A question that came up on #gearman on freenode today was how to make sure that a task is only performed by one worker at a time (remember from our previous introduction to Gearman that a worker is the actual piece of code performing a task that has been submitted to gearmand).
I had a few naive suggestions:
Run memcache with a low timeout (add a key when the task arrives with a low timeout value, if the add fails, simply return as someone else is probably doing the task).
Add a function for each unique identification value that can be performed, and only register one worker for each function (I like the memcache solution way better…, but it’d work. at least for a bit.)
But neither of these are a good solution to the problem; luckily Brian Moon also saw the question and was quick to point out that Gearman actually has a built-in mechanism for handling de-duplication of tasks. I’ve never used it myself (only read about it a couple of times), so it’s a good thing that Brian paid attention :-)
The solution: Use gearman_job_unique (in the PHP extension this value (named $unique in the documentation) can be tacked on to the end of most methods that add tasks or perform tasks directly (such as the do* methods)) – if Gearman sees a value that there’s already a worker active for, it’ll not resubmit the task but simply return the same result when the first worker returns (unless it’s a background task, where the second call will just return – there’s no difference in a task being submitted or already being run if you’re counting on Gearman to de-duplicate your tasks).

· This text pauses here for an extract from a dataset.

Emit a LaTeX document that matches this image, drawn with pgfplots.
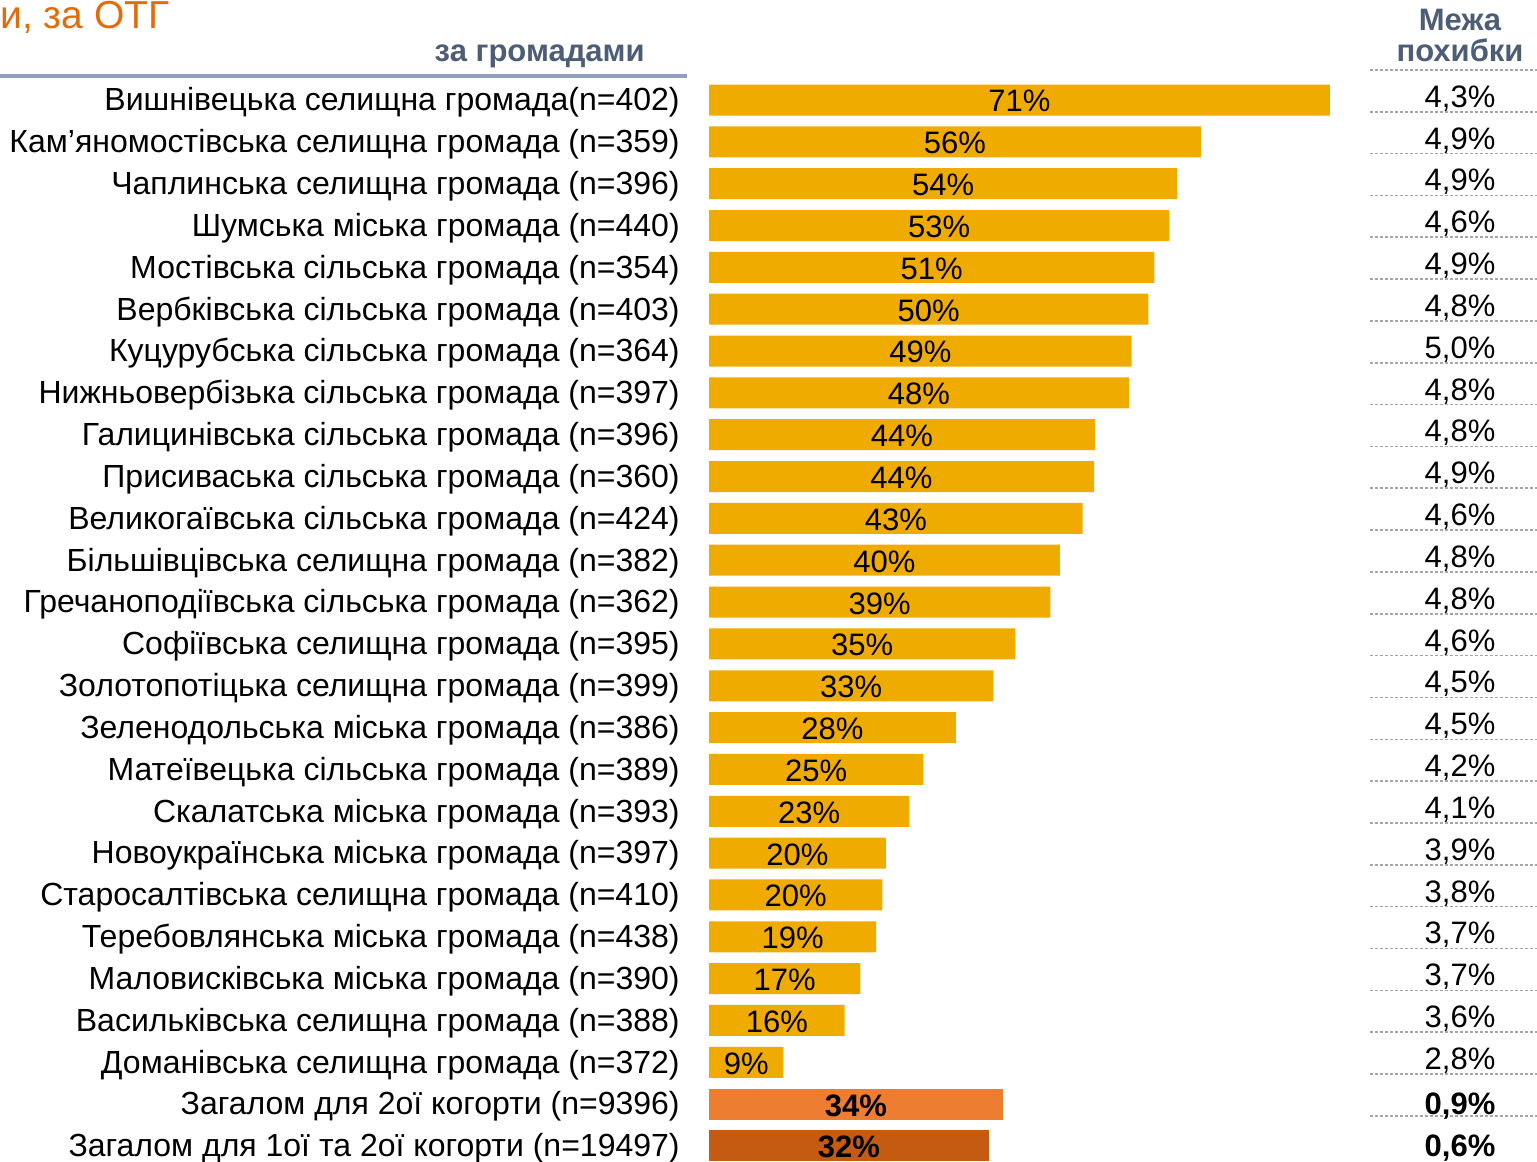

So if you need to lock and exit, remember that Gearman has de-duplication of non-unique tasks built-in. I tend to forget.
One thought on “Gearman and Locking for Identical Jobs / Tasks”
Wow, this just came up in my google search – I asked the question in irc yesterday :)
(today I’ve set up a fresh debian system, compiled php-cli pcntl, installed gearman, pecl/gearman and Brian’s GearmanManager and I’m about to get my hands really dirty!)